Purchase Order Clause for Subcontractors and Contract Manufacturers

Only new and authentic materials are to be used in products delivered to Buyer. No counterfeit or suspect counterfeit parts are to be contained within the delivered product. Parts shall be purchased directly from the OCMs/OEMs, or through the OCM/OEMs Franchised Distributor. Documentation must be available that authenticates traceability to the applicable OCM/OEM. Independent Distributors (Brokers) shall not be used without written consent from Buyer.

Definitions

Counterfeit - a part that is an illegal or unauthorized copy or substitute of an OEM item; an item that does not contain the proper external or internal materials or components required by the OEM or that is not constructed in accordance with OEM specification; an item or component thereof that is used, refurbished or reclaimed but the Seller represents as being a new item; an item that has not successfully passed all OEM required testing, verification, screening and quality control but that Seller represents as having met or passed such requirements; or an item with a label or other marking intended, or reasonably likely, to mislead a reasonable person into believing a non‐OEM item is a genuine OEM item when it is not. Parts that have been modified pursuant to a specific L‐3 purchase order requirement, such as refinished, up‐screened, or up‐rated parts that are properly identified as such are not considered suspect or counterfeit.

Suspect Counterfeit - A part in which there is an indication by visual inspection, testing, or other information that it may have been misrepresented by the supplier or manufacturer and may meet the definition of a counterfeit part.

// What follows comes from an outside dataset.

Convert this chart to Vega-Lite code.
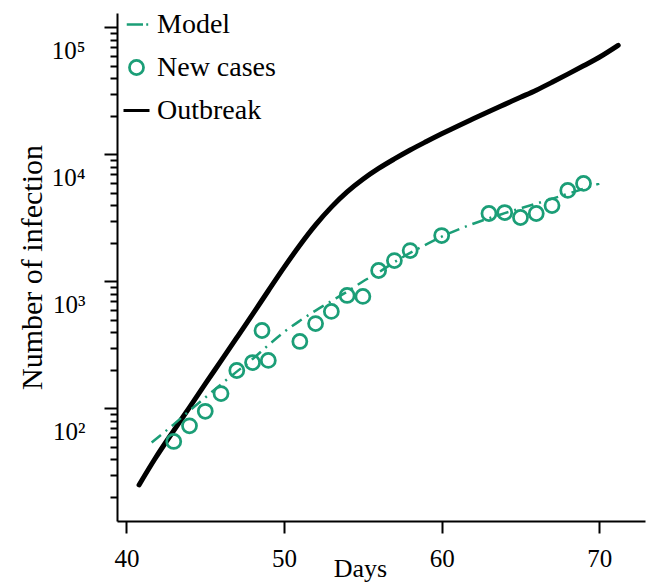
{
  "$schema": "https://vega.github.io/schema/vega-lite/v6.json",
  "width": 528,
  "height": 508,
  "autosize": "none",
  "padding": {"left": 117, "top": 13, "right": 4, "bottom": 66},
  "background": "white",
  "config": {
    "view": {"stroke": null},
    "font": "Liberation Serif",
    "axis": {
      "domainColor": "black",
      "domainWidth": 2,
      "tickColor": "black",
      "tickWidth": 2,
      "labelColor": "black",
      "labelFont": "Liberation Serif",
      "labelFontSize": 25,
      "titleFont": "Liberation Serif",
      "titleFontSize": 27,
      "titleFontWeight": "normal",
      "titleColor": "black",
      "grid": false
    },
    "legend": {
      "labelFont": "Liberation Serif",
      "labelFontSize": 28,
      "labelColor": "black"
    }
  },
  "data": {
    "values": [
      {"series": "Outbreak", "day": 40.8, "value": 25},
      {"series": "Outbreak", "day": 41.8, "value": 40},
      {"series": "Outbreak", "day": 43, "value": 67},
      {"series": "Outbreak", "day": 44, "value": 102},
      {"series": "Outbreak", "day": 45, "value": 156},
      {"series": "Outbreak", "day": 46, "value": 237},
      {"series": "Outbreak", "day": 47, "value": 361},
      {"series": "Outbreak", "day": 48, "value": 551},
      {"series": "Outbreak", "day": 49, "value": 845},
      {"series": "Outbreak", "day": 50, "value": 1290},
      {"series": "Outbreak", "day": 51, "value": 1930},
      {"series": "Outbreak", "day": 52, "value": 2790},
      {"series": "Outbreak", "day": 53, "value": 3850},
      {"series": "Outbreak", "day": 54, "value": 5070},
      {"series": "Outbreak", "day": 55, "value": 6380},
      {"series": "Outbreak", "day": 56, "value": 7760},
      {"series": "Outbreak", "day": 57, "value": 9220},
      {"series": "Outbreak", "day": 58, "value": 10840},
      {"series": "Outbreak", "day": 59, "value": 12590},
      {"series": "Outbreak", "day": 60, "value": 14550},
      {"series": "Outbreak", "day": 61, "value": 16710},
      {"series": "Outbreak", "day": 62, "value": 19100},
      {"series": "Outbreak", "day": 63, "value": 21800},
      {"series": "Outbreak", "day": 64, "value": 24800},
      {"series": "Outbreak", "day": 65, "value": 28200},
      {"series": "Outbreak", "day": 66, "value": 32100},
      {"series": "Outbreak", "day": 67, "value": 37000},
      {"series": "Outbreak", "day": 68, "value": 42900},
      {"series": "Outbreak", "day": 69, "value": 49900},
      {"series": "Outbreak", "day": 70, "value": 58300},
      {"series": "Outbreak", "day": 71.2, "value": 72400},
      {"series": "Model", "day": 41.6, "value": 54},
      {"series": "Model", "day": 43, "value": 75},
      {"series": "Model", "day": 44, "value": 96},
      {"series": "Model", "day": 45, "value": 122},
      {"series": "Model", "day": 46, "value": 155},
      {"series": "Model", "day": 47, "value": 195},
      {"series": "Model", "day": 48, "value": 245},
      {"series": "Model", "day": 49, "value": 315},
      {"series": "Model", "day": 50, "value": 400},
      {"series": "Model", "day": 51, "value": 490},
      {"series": "Model", "day": 52, "value": 590},
      {"series": "Model", "day": 53, "value": 700},
      {"series": "Model", "day": 54, "value": 830},
      {"series": "Model", "day": 55, "value": 1000},
      {"series": "Model", "day": 56, "value": 1180},
      {"series": "Model", "day": 57, "value": 1420},
      {"series": "Model", "day": 58, "value": 1680},
      {"series": "Model", "day": 59, "value": 1950},
      {"series": "Model", "day": 60, "value": 2250},
      {"series": "Model", "day": 62, "value": 2850},
      {"series": "Model", "day": 64, "value": 3450},
      {"series": "Model", "day": 66, "value": 4100},
      {"series": "Model", "day": 68, "value": 4900},
      {"series": "Model", "day": 70, "value": 5900},
      {"series": "New cases", "day": 43, "value": 55},
      {"series": "New cases", "day": 44, "value": 73},
      {"series": "New cases", "day": 45, "value": 95},
      {"series": "New cases", "day": 46, "value": 131},
      {"series": "New cases", "day": 47, "value": 199},
      {"series": "New cases", "day": 48, "value": 230},
      {"series": "New cases", "day": 48.6, "value": 411},
      {"series": "New cases", "day": 49, "value": 239},
      {"series": "New cases", "day": 51, "value": 337},
      {"series": "New cases", "day": 52, "value": 466},
      {"series": "New cases", "day": 53, "value": 581},
      {"series": "New cases", "day": 54, "value": 776},
      {"series": "New cases", "day": 55, "value": 763},
      {"series": "New cases", "day": 56, "value": 1220},
      {"series": "New cases", "day": 57, "value": 1460},
      {"series": "New cases", "day": 58, "value": 1750},
      {"series": "New cases", "day": 60, "value": 2300},
      {"series": "New cases", "day": 63, "value": 3430},
      {"series": "New cases", "day": 64, "value": 3490},
      {"series": "New cases", "day": 65, "value": 3190},
      {"series": "New cases", "day": 66, "value": 3430},
      {"series": "New cases", "day": 67, "value": 3960},
      {"series": "New cases", "day": 68, "value": 5210},
      {"series": "New cases", "day": 69, "value": 5920}
    ]
  },
  "resolve": {"axis": {"y": "independent"}},
  "layer": [
    {
      "transform": [{"filter": "datum.series == 'Outbreak'"}],
      "mark": {"type": "line", "color": "black", "strokeWidth": 5, "strokeCap": "round", "interpolate": "monotone"},
      "encoding": {
        "x": {
          "field": "day", "type": "quantitative",
          "scale": {"domain": [39.4, 72.9], "nice": false, "zero": false},
          "axis": {"values": [40, 50, 60, 70], "tickSize": 12, "labelPadding": 13, "title": "Days", "titleFontSize": 26, "titlePadding": -16, "titleX": 243}
        },
        "y": {
          "field": "value", "type": "quantitative",
          "scale": {"type": "log", "domain": [13, 130000], "nice": false},
          "axis": {
            "orient": "left",
            "values": [100, 1000, 10000, 100000],
            "tickSize": 13,
            "labelPadding": 19,
            "labelOffset": 23,
            "labelExpr": "datum.value == 100 ? '10²' : datum.value == 1000 ? '10³' : datum.value == 10000 ? '10⁴' : '10⁵'",
            "title": "Number of infection",
            "titleFontSize": 30,
            "titlePadding": 4
          }
        }
      }
    },
    {
      "transform": [{"filter": "datum.series == 'Model'"}],
      "mark": {"type": "line", "color": "#1b9e77", "strokeWidth": 2.5, "strokeDash": [12, 6, 2, 6], "interpolate": "monotone"},
      "encoding": {
        "x": {"field": "day", "type": "quantitative"},
        "y": {
          "field": "value", "type": "quantitative",
          "axis": {
            "orient": "left",
            "values": [20, 30, 40, 50, 60, 70, 80, 90, 200, 300, 400, 500, 600, 700, 800, 900, 2000, 3000, 4000, 5000, 6000, 7000, 8000, 9000, 20000, 30000, 40000, 50000, 60000, 70000, 80000, 90000],
            "tickSize": 7,
            "labels": false,
            "domain": false,
            "title": null
          }
        }
      }
    },
    {
      "transform": [{"filter": "datum.series == 'New cases'"}],
      "mark": {"type": "point", "filled": false, "opacity": 1, "size": 676},
      "encoding": {
        "x": {"field": "day", "type": "quantitative"},
        "y": {"field": "value", "type": "quantitative", "axis": null},
        "color": {
          "field": "series", "type": "nominal",
          "scale": {"domain": ["Model", "New cases", "Outbreak"], "range": ["#1b9e77", "#1b9e77", "black"]},
          "legend": {"title": null, "orient": "none", "legendX": 5, "legendY": -3, "padding": 0, "rowPadding": 14, "labelOffset": 6, "symbolSize": 676}
        },
        "shape": {
          "field": "series", "type": "nominal",
          "scale": {
            "domain": ["Model", "New cases", "Outbreak"],
            "range": ["M-0.75,0H0.5M0.75,0H0.9", "M-0.54,0A0.54,0.54 0 1,0 0.54,0A0.54,0.54 0 1,0 -0.54,0Z", "M-1,0H1"]
          }
        },
        "strokeWidth": {
          "field": "series", "type": "nominal",
          "scale": {"domain": ["Model", "New cases", "Outbreak"], "range": [2.5, 3, 5]}
        }
      }
    }
  ]
}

OCM - Original component manufacturer

OEM - Original equipment manufacturer

Franchise Distributor - A distributor with whom the OCM has a contractual agreement to buy, stock, re‐package, sell and distribute its product lines. Franchised distributors normally offer the product for sale with full manufacturer's warranty. Franchising contracts may include clauses that provide for the OCM's marketing and technical support, failure analysis and corrective action, and exclusivity of inventory.

Independent Distributor (Broker) - A distributor that purchases parts with the intention to resell them. Independent Distributors may be franchised for selected, but not all, product lines. For purposes of counterfeit risk mitigation, a distributor is considered independent when not franchised for the item to be procured.